Editorial: Let’s hope church is sincere this time in fighting abuse

Too many evil people have hidden behind robes and collars and religious institutions to do evil things to children
Bishop Edward Scharfenberger, leader of the Roman Catholic Diocese of Albany, is pictured in 2014
Bishop Edward Scharfenberger, leader of the Roman Catholic Diocese of Albany, is pictured in 2014

Categories: Editorial, Opinion

With all due respect to Albany Catholic Diocese Bishop Edward Scharfenberger, why do you think prosecutors need an invitation to investigate child sex abuse in your church?

They should have been investigating it already, and church officials should have been helping them all along.

Instead, we get more polite pawing at a vicious problem in which thousands of children have been abused over the decades by priests and other officials in the Catholic Church while the church has hidden pedophile priests from prosecution and impeded efforts for victims to get justice.

We understand and respect that Bishop Scharfenberger is a holy man with a good heart. But forgive us our skepticism. Too many evil people have hidden behind robes and collars and religious institutions to do evil things to children and gotten away with it with the church’s blessing.

Given the history, an invitation isn’t enough. Neither are the “prayers and reflection” expressed by the bishop in inviting Albany District Attorney David Soares to review diocese records and to look at how sexual abuse cases have been handled.

If the bishop and his superiors in the church sincerely want to end this horrible practice once and for all, they can address Mr. Soares’s skepticism about the level of cooperation that prosecutors might expect from the church, and throw open the doors to every record on every accused priest, every complaint filed, every letter written, every dollar spent paying to silence the victims.

They can participate in and cooperate fully with the investigation into church abuses by state Attorney General Barbara Underwood, who is seeking out victims and working with criminal prosecutors around the state. 

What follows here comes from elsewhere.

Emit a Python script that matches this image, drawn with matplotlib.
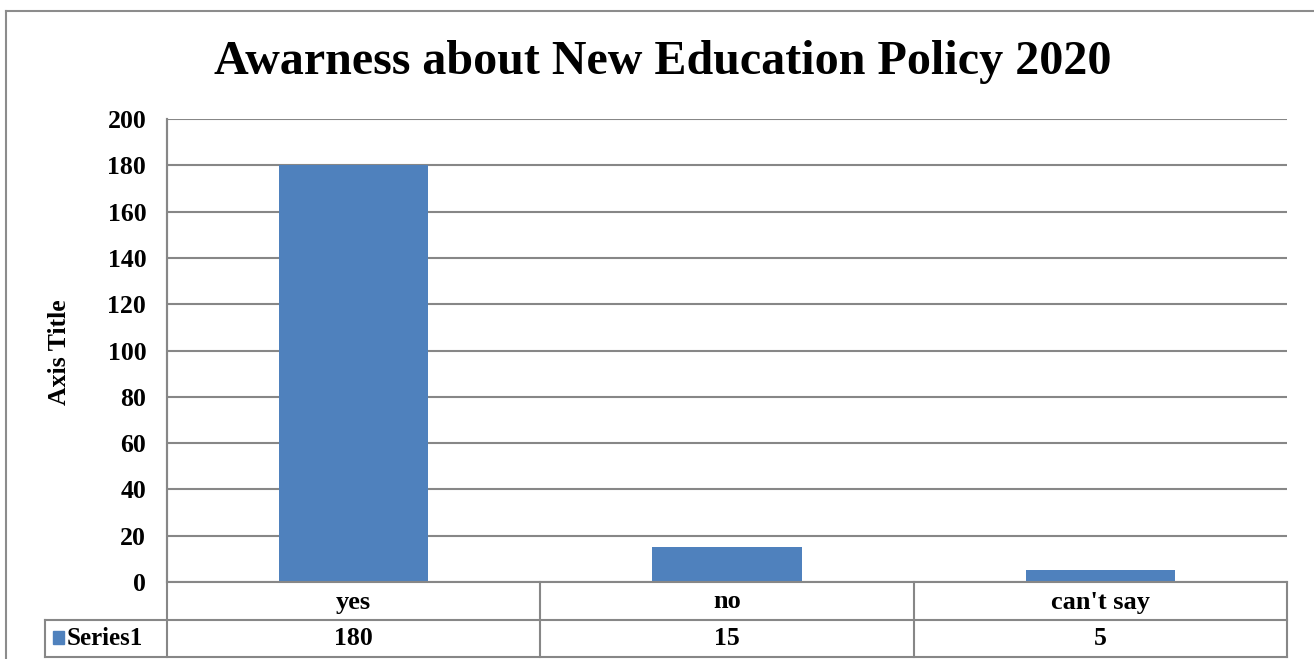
import matplotlib
matplotlib.use("Agg")
import matplotlib.pyplot as plt
from matplotlib.lines import Line2D
from matplotlib.patches import Rectangle

categories = ["yes", "no", "can't say"]
series_name = "Series1"
values = [180, 15, 5]
yticks = [0, 20, 40, 60, 80, 100, 120, 140, 160, 180, 200]
title = "Awarness about New Education Policy 2020"
y_label = "Axis Title"

W, H = 1314, 659
plt.rcParams['font.family'] = ['Liberation Serif', 'DejaVu Serif']
plt.rcParams['font.weight'] = 'bold'

fig = plt.figure(figsize=(W / 100, H / 100), dpi=100)
fig.patch.set_facecolor('white')

def fx(px):
    return px / W

def fy(py):
    return 1 - py / H

grid_c = '#878787'
bar_c = '#4F81BD'

left, right, top, bottom = 167, 1287, 119, 582
ax = fig.add_axes([fx(left), fy(bottom), fx(right - left), (bottom - top) / H])
x = list(range(len(categories)))
ax.bar(x, values, width=0.4, color=bar_c, zorder=2)
ax.set_xlim(-0.5, len(categories) - 0.5)
ax.set_ylim(0, 200)
ax.set_yticks(yticks)
ax.set_yticklabels([str(t) for t in yticks], fontsize=18.5, fontweight='bold')
ax.tick_params(axis='y', length=0, pad=15)
ax.set_xticks([])
ax.yaxis.grid(True, color=grid_c, linewidth=1.5, zorder=0)
ax.set_axisbelow(True)
for s in ['top', 'right', 'bottom']:
    ax.spines[s].set_visible(False)
ax.spines['left'].set_color(grid_c)
ax.spines['left'].set_linewidth(1.5)

# outer border (left and top)
fig.add_artist(Line2D([fx(6), fx(6)], [fy(11), 0], transform=fig.transFigure, color='#8c8c8c', lw=1.5))
fig.add_artist(Line2D([fx(6), 1], [fy(11), fy(11)], transform=fig.transFigure, color='#8c8c8c', lw=1.5))

fig.text(fx(663), fy(62), title, ha='center', va='center', fontsize=34.6, fontweight='bold')
fig.text(fx(60), fy(352), y_label, ha='center', va='center', rotation=90, fontsize=18.5, fontweight='bold')

# data table
row1_top, row1_bot, row2_bot = 582, 620, 657
col_w = (right - left) / len(categories)
cols = [left + i * col_w for i in range(len(categories) + 1)]
lc = '#878787'
def hline(x0, x1, y):
    fig.add_artist(Line2D([fx(x0), fx(x1)], [fy(y), fy(y)], transform=fig.transFigure, color=lc, lw=1.5))
def vline(x0, y0, y1):
    fig.add_artist(Line2D([fx(x0), fx(x0)], [fy(y0), fy(y1)], transform=fig.transFigure, color=lc, lw=1.5))

hline(left, right, row1_top)
hline(45, right, row1_bot)
hline(45, right, row2_bot)
vline(left, top, row2_bot)
for c in cols[1:]:
    vline(c, row1_top, row2_bot)
vline(45, row1_bot, row2_bot)

for i, cat in enumerate(categories):
    cx = (cols[i] + cols[i + 1]) / 2
    fig.text(fx(cx), fy((row1_top + row1_bot) / 2 + 1), cat, ha='center', va='center', fontsize=19, fontweight='bold')
    fig.text(fx(cx), fy((row1_bot + row2_bot) / 2), str(values[i]), ha='center', va='center', fontsize=18.5, fontweight='bold')

fig.add_artist(Rectangle((fx(53), fy(644)), fx(11), 13 / H, transform=fig.transFigure, color=bar_c))
fig.text(fx(67), fy((row1_bot + row2_bot) / 2), series_name, ha='left', va='center', fontsize=18, fontweight='bold')

fig.savefig('out.png', dpi=100)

They can not fight the subpoenas sent to each diocese around the state seeking documents related to abuse allegations, payments to victims and findings from church investigations.

And they can break with church leadership and lobby hard for passage of the Child Victims Act in the state.

This bill — which has been languishing in Albany for a dozen years thanks in large part to opposition from the church and other organizations that deal with children — would expand the statute of limitations on sex crimes and create a one-year window that would allow older victims of church sex abuse to come forward and seek justice through the criminal and civil courts. The one-year window is needed because so many abuse cases have been buried for too long. It needs to be a part of this legislation, and the church needs to stop fighting it.

And they can pledge to support those victimized by the church when they bring their cases forward. Agree to cooperate fully with individual investigations and to support the victims when a legitimate claim is brought.

Your Excellency, do what you and your predecessors should have been doing all along — looking out for the victims.

Let’s hope this isn’t another empty gesture being made just because the issue is once again prominent in the news.

A Philadelphia grand jury’s report last month alleging that 300 predator priests have been credibly accused of sexually abusing more than 1,000 child victims (and likely many more) is a new development.

But it’s nothing we haven’t all heard before.

It’s a new development that Pope Francis may have known for at least five years that former Washington, D.C., Cardinal Theodore McCarrick was sexually molesting seminarians, yet did nothing about it. It’s also alleged now that other church leaders were aware of McCarrick’s conduct throughout his long career.

But it’s nothing new that church leaders covered up abuses of others. 

Sixteen years have passed since The Boston Globe published its Pulitzer Prize-winning articles in 2002 exposing abuses and cover-up in the Catholic Church. Those articles appeared well before the movie about the investigation, “Spotlight,” brought it all up again for a new generation in 2015.

And Pope John XXIII — who served nearly 60 years ago, was made a saint, and who was beloved by the generation of our parents and grandparents — faced the same allegations against the church we find ourselves facing today. Yet the abuses and the cover-ups persisted under his reign and the reign of his five successors.

Bishop Scharfenberger’s gestures are welcome and encouraging.

But until they are backed by tangible, measurable action and unprecedented cooperation that leads to an end of the abuses and justice for the victims, we’ll respectfully withhold our praise.